Aim of the exercise — From the entries below, gather each line containing the word "seaborn".

Given records —

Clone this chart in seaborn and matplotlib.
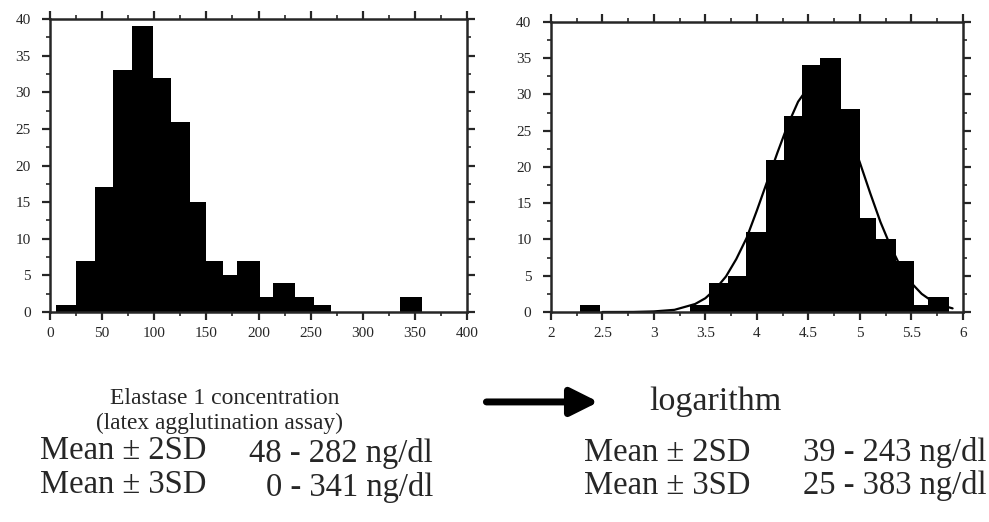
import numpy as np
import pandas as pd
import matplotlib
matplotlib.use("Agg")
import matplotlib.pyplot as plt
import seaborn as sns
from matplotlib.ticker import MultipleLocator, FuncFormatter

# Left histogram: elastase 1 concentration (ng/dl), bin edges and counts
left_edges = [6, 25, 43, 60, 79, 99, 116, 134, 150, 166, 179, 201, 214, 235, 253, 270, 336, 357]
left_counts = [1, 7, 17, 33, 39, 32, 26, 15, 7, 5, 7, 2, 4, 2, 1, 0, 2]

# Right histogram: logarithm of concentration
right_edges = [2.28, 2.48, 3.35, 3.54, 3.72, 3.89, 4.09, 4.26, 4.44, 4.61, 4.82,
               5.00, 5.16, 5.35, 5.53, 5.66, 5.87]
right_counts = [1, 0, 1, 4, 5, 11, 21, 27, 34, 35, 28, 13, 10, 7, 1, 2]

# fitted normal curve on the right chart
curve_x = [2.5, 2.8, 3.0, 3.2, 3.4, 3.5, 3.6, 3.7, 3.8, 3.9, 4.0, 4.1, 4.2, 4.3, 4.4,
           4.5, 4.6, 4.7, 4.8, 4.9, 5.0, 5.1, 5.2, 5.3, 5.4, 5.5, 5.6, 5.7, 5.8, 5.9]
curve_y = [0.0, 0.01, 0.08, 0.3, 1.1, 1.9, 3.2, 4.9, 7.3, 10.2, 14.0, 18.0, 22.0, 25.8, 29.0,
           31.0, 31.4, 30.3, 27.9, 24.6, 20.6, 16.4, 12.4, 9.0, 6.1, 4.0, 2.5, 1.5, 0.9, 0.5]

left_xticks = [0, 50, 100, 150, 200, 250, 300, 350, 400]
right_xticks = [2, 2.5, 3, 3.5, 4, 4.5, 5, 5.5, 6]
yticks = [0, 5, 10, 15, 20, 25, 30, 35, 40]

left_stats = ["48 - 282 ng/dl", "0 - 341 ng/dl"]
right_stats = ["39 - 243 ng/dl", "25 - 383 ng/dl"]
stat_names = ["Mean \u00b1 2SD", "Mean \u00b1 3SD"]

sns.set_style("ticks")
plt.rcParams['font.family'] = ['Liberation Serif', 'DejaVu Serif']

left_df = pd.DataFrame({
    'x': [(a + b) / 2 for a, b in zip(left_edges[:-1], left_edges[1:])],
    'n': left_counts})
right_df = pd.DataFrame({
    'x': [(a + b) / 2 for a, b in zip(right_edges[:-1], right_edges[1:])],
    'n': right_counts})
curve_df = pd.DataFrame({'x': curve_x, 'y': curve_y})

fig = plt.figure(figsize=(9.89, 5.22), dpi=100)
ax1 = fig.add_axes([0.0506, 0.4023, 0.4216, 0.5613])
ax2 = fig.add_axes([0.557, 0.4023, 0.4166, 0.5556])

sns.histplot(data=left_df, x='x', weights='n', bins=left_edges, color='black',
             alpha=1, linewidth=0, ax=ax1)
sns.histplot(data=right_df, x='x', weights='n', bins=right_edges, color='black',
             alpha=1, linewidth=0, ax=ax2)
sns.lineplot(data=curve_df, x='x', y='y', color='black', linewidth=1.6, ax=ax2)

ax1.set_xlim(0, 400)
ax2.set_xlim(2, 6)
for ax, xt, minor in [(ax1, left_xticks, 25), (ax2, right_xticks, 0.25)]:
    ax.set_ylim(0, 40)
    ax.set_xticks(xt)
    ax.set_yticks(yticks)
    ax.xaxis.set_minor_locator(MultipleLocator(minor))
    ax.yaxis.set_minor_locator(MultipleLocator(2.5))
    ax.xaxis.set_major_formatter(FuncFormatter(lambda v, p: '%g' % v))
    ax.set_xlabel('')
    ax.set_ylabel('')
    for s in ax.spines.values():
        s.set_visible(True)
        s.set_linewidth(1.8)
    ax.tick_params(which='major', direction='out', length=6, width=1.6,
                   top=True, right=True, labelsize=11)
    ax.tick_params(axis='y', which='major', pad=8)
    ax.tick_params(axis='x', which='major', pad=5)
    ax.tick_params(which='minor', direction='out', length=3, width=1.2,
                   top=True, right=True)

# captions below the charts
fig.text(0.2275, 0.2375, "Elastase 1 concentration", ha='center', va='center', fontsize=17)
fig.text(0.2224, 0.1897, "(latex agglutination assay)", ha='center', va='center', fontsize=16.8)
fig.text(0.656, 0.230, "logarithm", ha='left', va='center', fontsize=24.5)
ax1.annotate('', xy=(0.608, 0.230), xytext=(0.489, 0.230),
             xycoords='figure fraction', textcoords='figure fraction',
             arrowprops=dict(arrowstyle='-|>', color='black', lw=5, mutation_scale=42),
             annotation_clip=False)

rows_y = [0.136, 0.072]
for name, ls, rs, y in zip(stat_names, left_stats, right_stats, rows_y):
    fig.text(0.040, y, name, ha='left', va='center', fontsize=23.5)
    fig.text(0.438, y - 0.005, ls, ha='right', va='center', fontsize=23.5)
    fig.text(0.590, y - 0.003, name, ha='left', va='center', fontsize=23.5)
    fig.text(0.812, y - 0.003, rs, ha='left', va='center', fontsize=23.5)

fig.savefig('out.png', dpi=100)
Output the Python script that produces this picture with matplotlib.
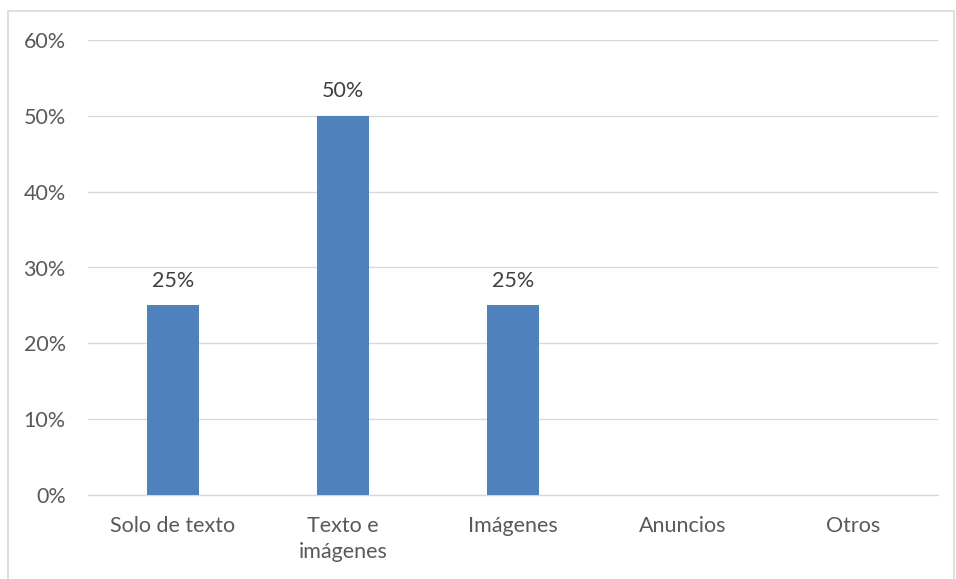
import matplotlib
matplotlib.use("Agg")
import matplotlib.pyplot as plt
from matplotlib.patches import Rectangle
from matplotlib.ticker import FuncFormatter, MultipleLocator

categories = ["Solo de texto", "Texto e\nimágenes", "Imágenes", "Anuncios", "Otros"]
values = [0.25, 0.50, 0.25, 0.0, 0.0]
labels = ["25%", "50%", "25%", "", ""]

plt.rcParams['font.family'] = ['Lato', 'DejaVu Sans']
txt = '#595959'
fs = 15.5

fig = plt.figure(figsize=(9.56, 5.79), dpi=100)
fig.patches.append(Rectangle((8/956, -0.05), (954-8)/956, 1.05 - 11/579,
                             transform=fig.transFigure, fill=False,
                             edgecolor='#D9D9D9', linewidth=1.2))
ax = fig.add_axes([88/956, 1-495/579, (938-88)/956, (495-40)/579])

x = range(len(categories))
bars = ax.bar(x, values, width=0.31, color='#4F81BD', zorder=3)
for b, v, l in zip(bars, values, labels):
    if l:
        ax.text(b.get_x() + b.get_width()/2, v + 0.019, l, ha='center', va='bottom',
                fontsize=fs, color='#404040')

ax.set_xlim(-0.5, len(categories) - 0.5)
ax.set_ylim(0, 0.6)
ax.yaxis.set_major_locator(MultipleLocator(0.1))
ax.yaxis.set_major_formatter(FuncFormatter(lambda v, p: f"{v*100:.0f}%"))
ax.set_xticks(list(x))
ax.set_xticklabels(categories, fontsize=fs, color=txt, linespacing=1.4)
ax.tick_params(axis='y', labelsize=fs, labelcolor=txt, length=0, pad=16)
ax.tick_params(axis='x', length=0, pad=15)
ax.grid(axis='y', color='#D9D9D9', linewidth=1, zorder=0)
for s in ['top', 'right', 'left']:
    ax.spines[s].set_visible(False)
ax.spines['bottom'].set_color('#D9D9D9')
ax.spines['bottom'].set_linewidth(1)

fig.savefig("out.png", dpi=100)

Output below —
Clone this chart in seaborn and matplotlib.
import seaborn as sns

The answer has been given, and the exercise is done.